Washington resident Derek Davis filed for a seat on the Board of Commissioners.
Jennifer Leggett, the incumbent register of deeds in Beaufort County, also filed for re-election Monday.
Among others filing for office Monday were Judy Justice, a Dare County Democrat, and Warren Judge, a Dare County commissioner and a Democrat. Each seeks the 6th District seat in the N.C. House of Representatives now held by Paul Tine, an unaffiliated legislator. Washington resident Ashley Woolard, a Republican, also filed Monday for the District 6 seat.
Tine changed his party affiliation from Democratic to unaffiliated in January.
District 6 includes part of Beaufort County and all of Dare, Hyde and Washington counties.

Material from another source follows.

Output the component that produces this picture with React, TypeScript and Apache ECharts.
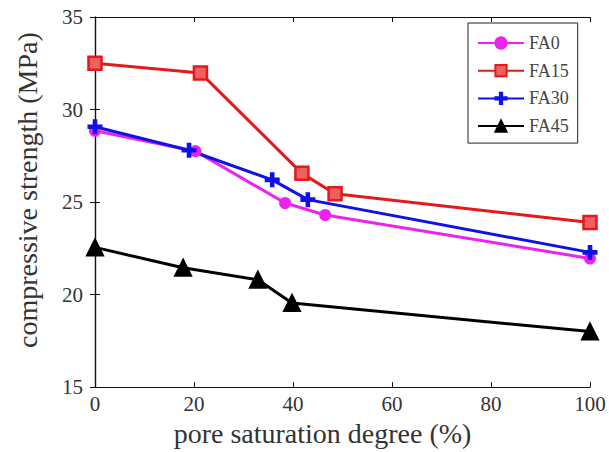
import React, { useEffect, useRef } from "react";
import * as echarts from "echarts";

const seriesNames = ["FA0", "FA15", "FA30", "FA45"];
const fa0: [number, number][] = [[0, 28.85], [20.3, 27.75], [38.4, 24.95], [46.5, 24.3], [100, 21.95]];
const fa15: [number, number][] = [[0, 32.5], [21.3, 31.98], [41.8, 26.55], [48.5, 25.45], [100, 23.9]];
const fa30: [number, number][] = [[0, 29.07], [19.0, 27.8], [35.8, 26.2], [43.0, 25.13], [100, 22.28]];
const fa45: [number, number][] = [[0, 22.55], [17.8, 21.45], [32.9, 20.8], [39.8, 19.55], [100, 18.0]];
const xTicks = { min: 0, max: 100, interval: 20 };
const yTicks = { min: 15, max: 35, interval: 5 };

const FONT = "Liberation Serif";
const PLUS = "path://M4,0H6V4H10V6H6V10H4V6H0V4H4Z";

export default function App() {
  const ref = useRef<HTMLDivElement>(null);
  useEffect(() => {
    if (!ref.current) return;
    const chart = echarts.init(ref.current, undefined, { renderer: "svg" });
    const axisLine = { show: true, lineStyle: { color: "#111", width: 1.2 } };
    const axisTick = { show: true, inside: true, length: 5, lineStyle: { color: "#111", width: 1 } };
    const lbl = { fontFamily: FONT, fontSize: 21, color: "#333" };
    const mk = (name: string, data: [number, number][], color: string, symbol: string, size: number, extra: any = {}) => ({
      name,
      type: "line",
      data,
      symbol,
      symbolSize: size,
      showSymbol: true,
      lineStyle: { color, width: 3 },
      itemStyle: { color, borderColor: color, borderWidth: 2, ...extra },
      z: 3,
    });
    chart.setOption({
      animation: false,
      backgroundColor: "#fff",
      grid: { left: 95, right: 19, top: 17, bottom: 64, containLabel: false },
      legend: {
        orient: "vertical",
        left: 468,
        top: 23,
        data: seriesNames,
        itemWidth: 46,
        itemHeight: 14,
        itemGap: 9.7,
        padding: [11, 9, 8, 9],
        borderColor: "#222",
        borderWidth: 1,
        backgroundColor: "#fff",
        textStyle: { fontFamily: FONT, fontSize: 18, color: "#444" },
      },
      xAxis: [
        {
          type: "value",
          ...xTicks,
          name: "pore saturation degree (%)",
          nameLocation: "middle",
          nameGap: 30,
          nameTextStyle: { fontFamily: FONT, fontSize: 28, color: "#333", padding: [0, 40, 0, 0] },
          axisLine,
          axisTick,
          splitLine: { show: false },
          axisLabel: { ...lbl, margin: 6 },
        },
        {
          type: "value",
          ...xTicks,
          position: "top",
          axisLine,
          axisTick,
          splitLine: { show: false },
          axisLabel: { show: false },
        },
      ],
      yAxis: [
        {
          type: "value",
          ...yTicks,
          name: "compressive strength (MPa)",
          nameLocation: "middle",
          nameGap: 54,
          nameTextStyle: { fontFamily: FONT, fontSize: 28, color: "#333", padding: [0, 0, 0, 24] },
          axisLine,
          axisTick,
          splitLine: { show: false },
          axisLabel: { ...lbl, margin: 12 },
        },
        {
          type: "value",
          ...yTicks,
          position: "right",
          axisLine,
          axisTick,
          splitLine: { show: false },
          axisLabel: { show: false },
        },
      ],
      series: [
        mk("FA0", fa0, "#ee22ee", "circle", 10),
        mk("FA15", fa15, "#e41a1a", "rect", 13, { color: "#f06060", borderWidth: 2.5 }),
        mk("FA30", fa30, "#1010e8", PLUS, 13),
        mk("FA45", fa45, "#000000", "triangle", 16),
      ],
    });
    return () => chart.dispose();
  }, []);
  return <div ref={ref} style={{ position: "fixed", left: 0, top: 0, width: 609, height: 452 }} />;
}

In Beaufort County, voters will elect four county commissioners. The seats currently held by Brinn and fellow Republican Hood Richardson and Langley and Belcher are available in 2016. The Beaufort County Board of Education seats held by Barbara Boyd-Williams, F. Mac Hodges, Walker, Booth and Isbell are available, too. Tracy Warren’s seat on the Beaufort County Soil and Water Conservation Board is up for election in 2016. The commissioners, school-board members and soil-and-water supervisors serve four-year terms.
The filing period for candidates seeking seats on a county’s soil-and-water conservation board begins at noon June 13, 2016, and ends at noon July 1, 2016.

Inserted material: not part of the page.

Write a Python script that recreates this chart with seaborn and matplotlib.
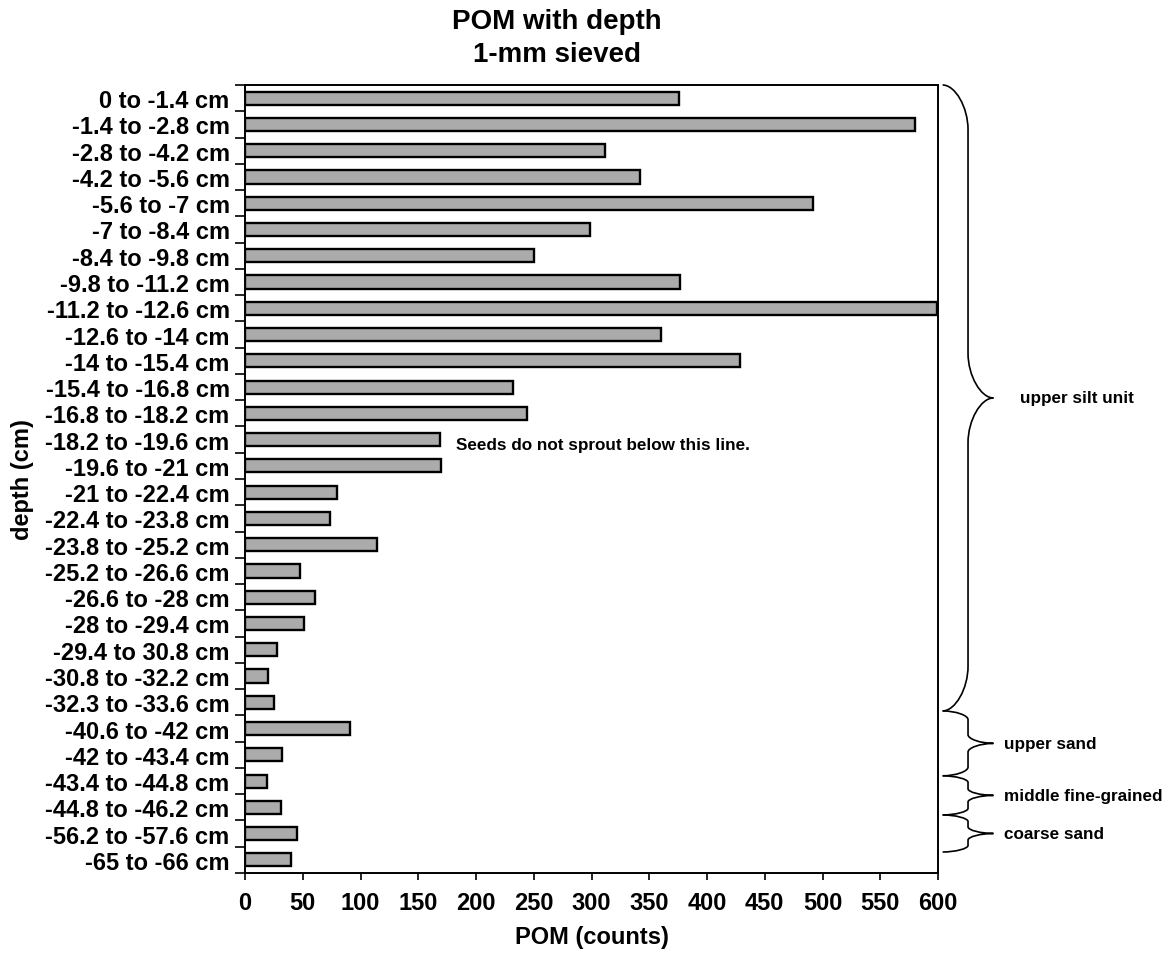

Republican Michael Speciale is seeking re-election as the representative from District 23 in the state House.
Races for U.S. Senate, governor and Council of State and General Assembly seats are on the ballot. There are also elections for Congress, state judgeships and scores of county positions. The U.S. presidential election also takes place in 2016.

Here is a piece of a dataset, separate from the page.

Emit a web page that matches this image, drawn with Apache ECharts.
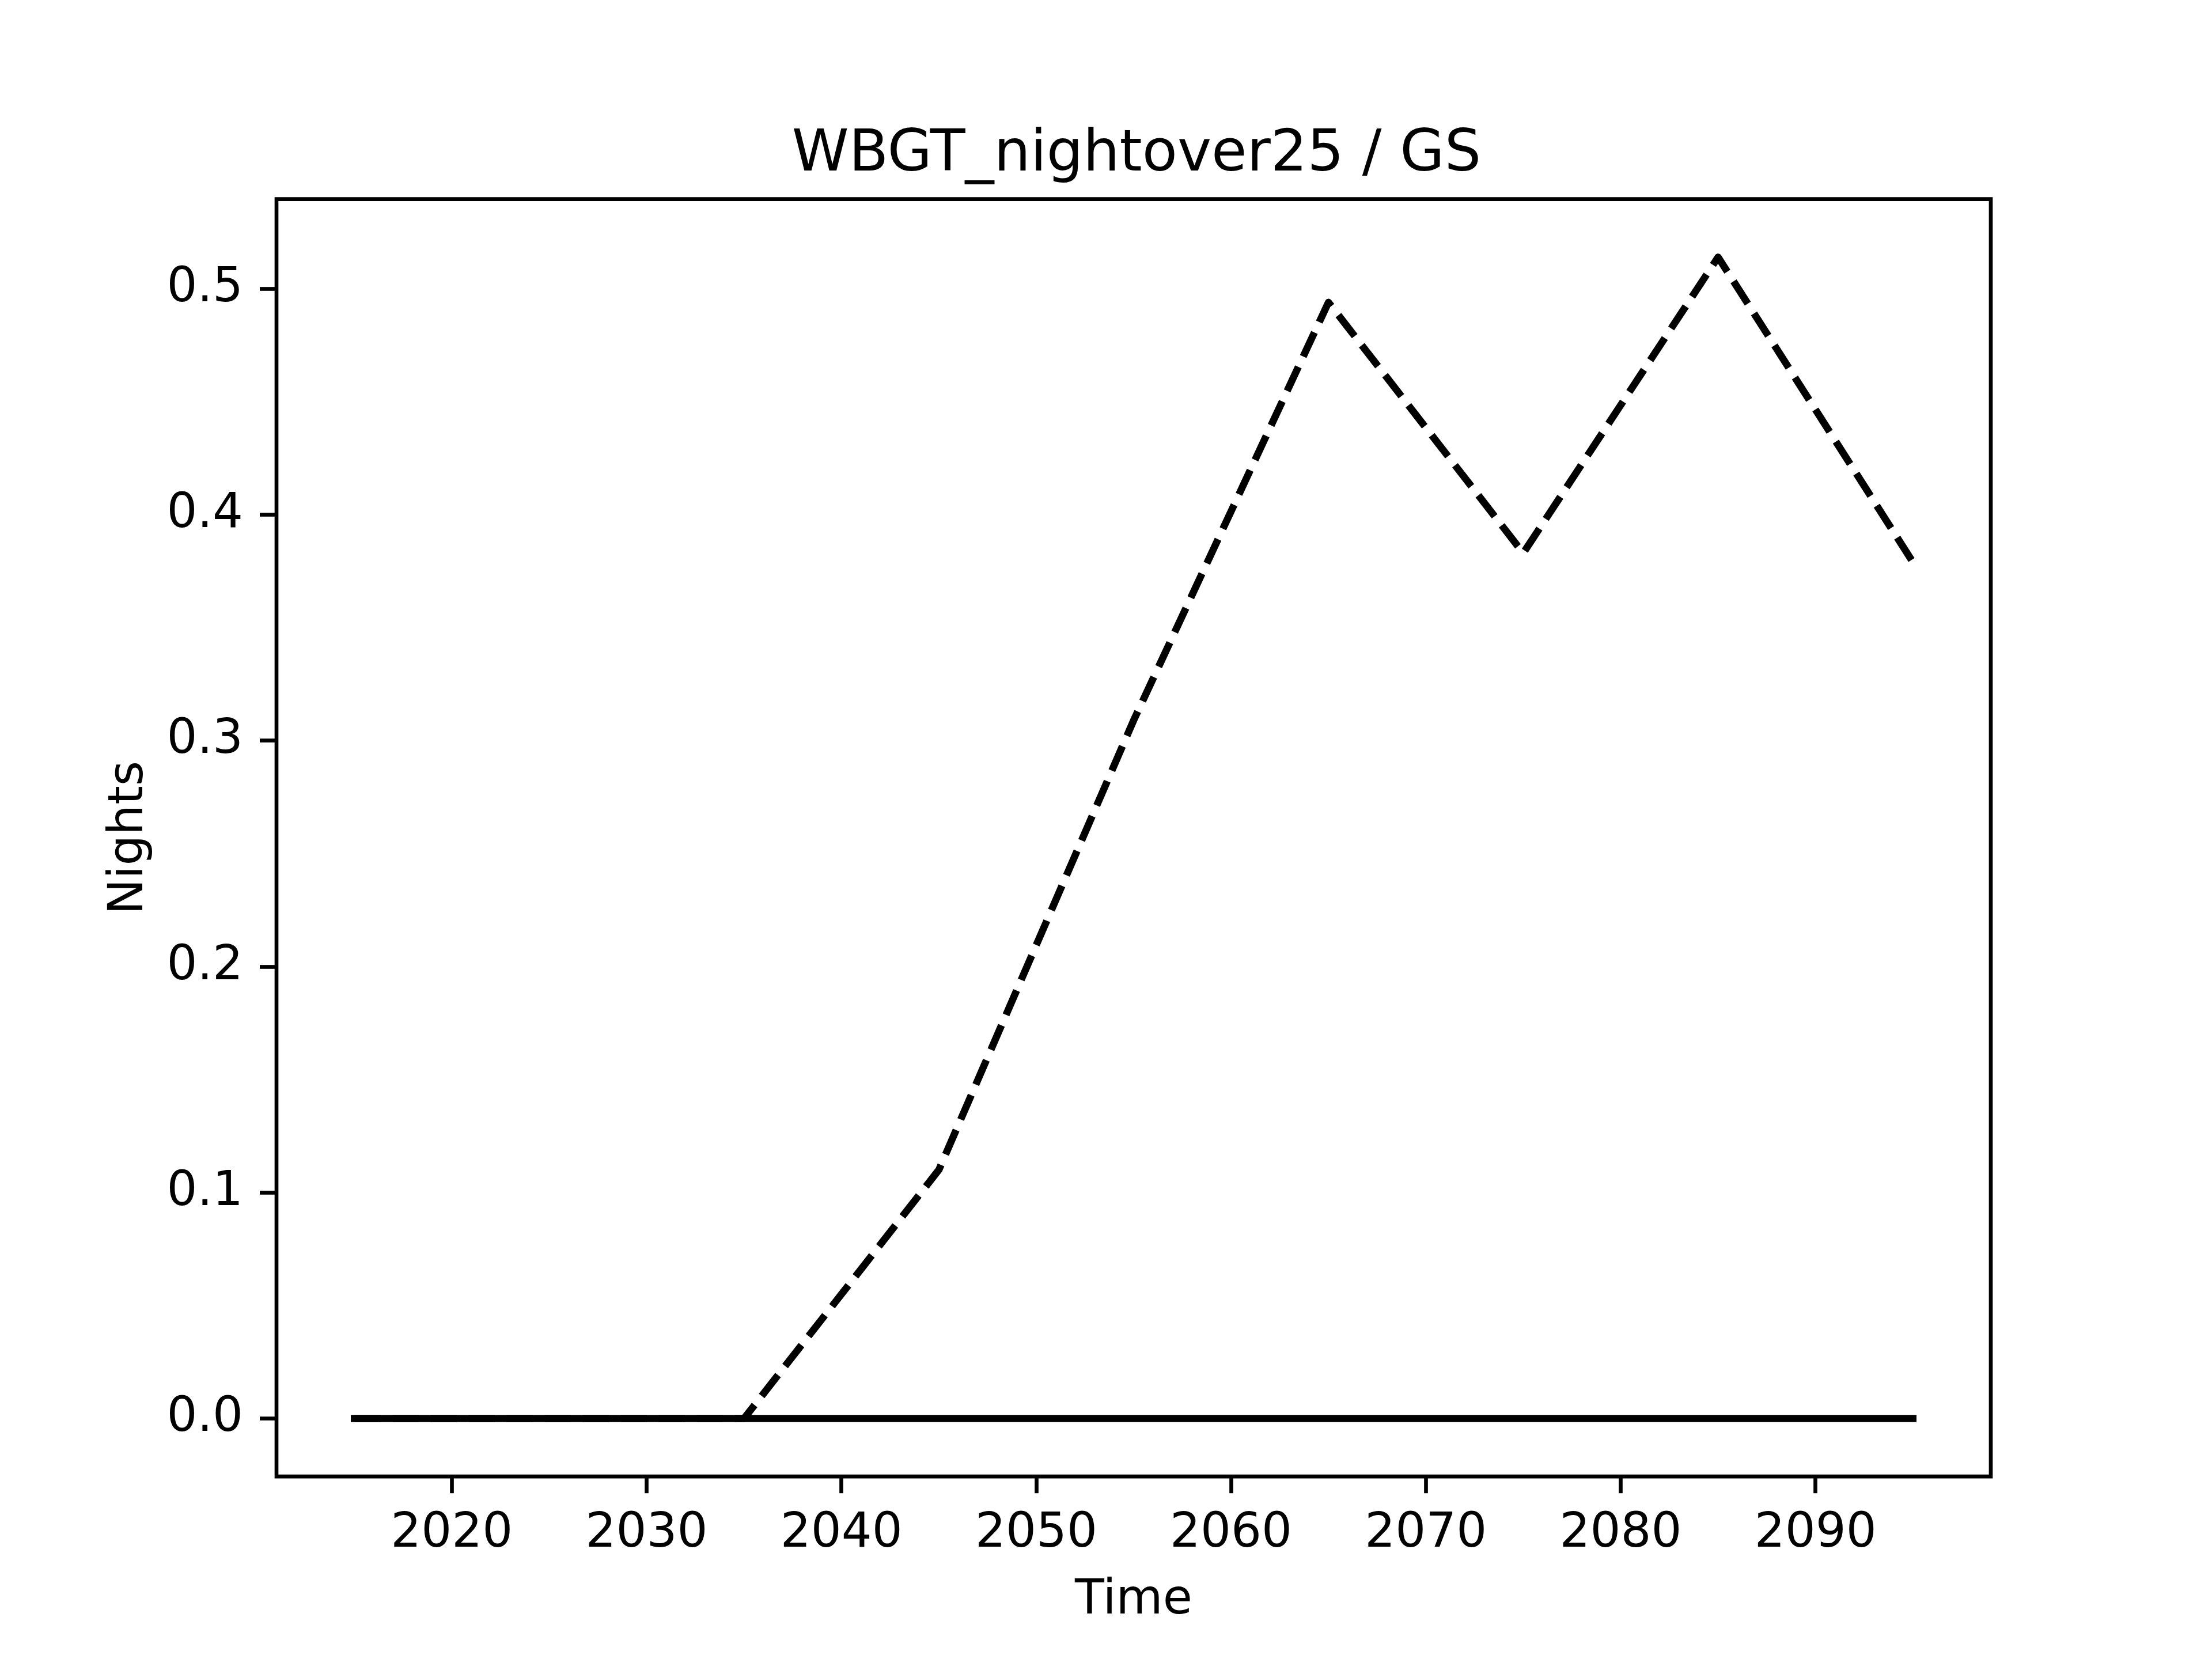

Because of a change enacted by the N.C. General Assembly earlier this year, the filing period began at noon Tuesday and ends at noon Dec. 21. Legislators also moved up the state’s 2016 primaries from May to March 15. In the past, the filing period for presidential, congressional, gubernatorial, Council of State and General Assembly races (and others) was conducted in the early months of the election year. The filing period applies to the primaries and general election in 2016.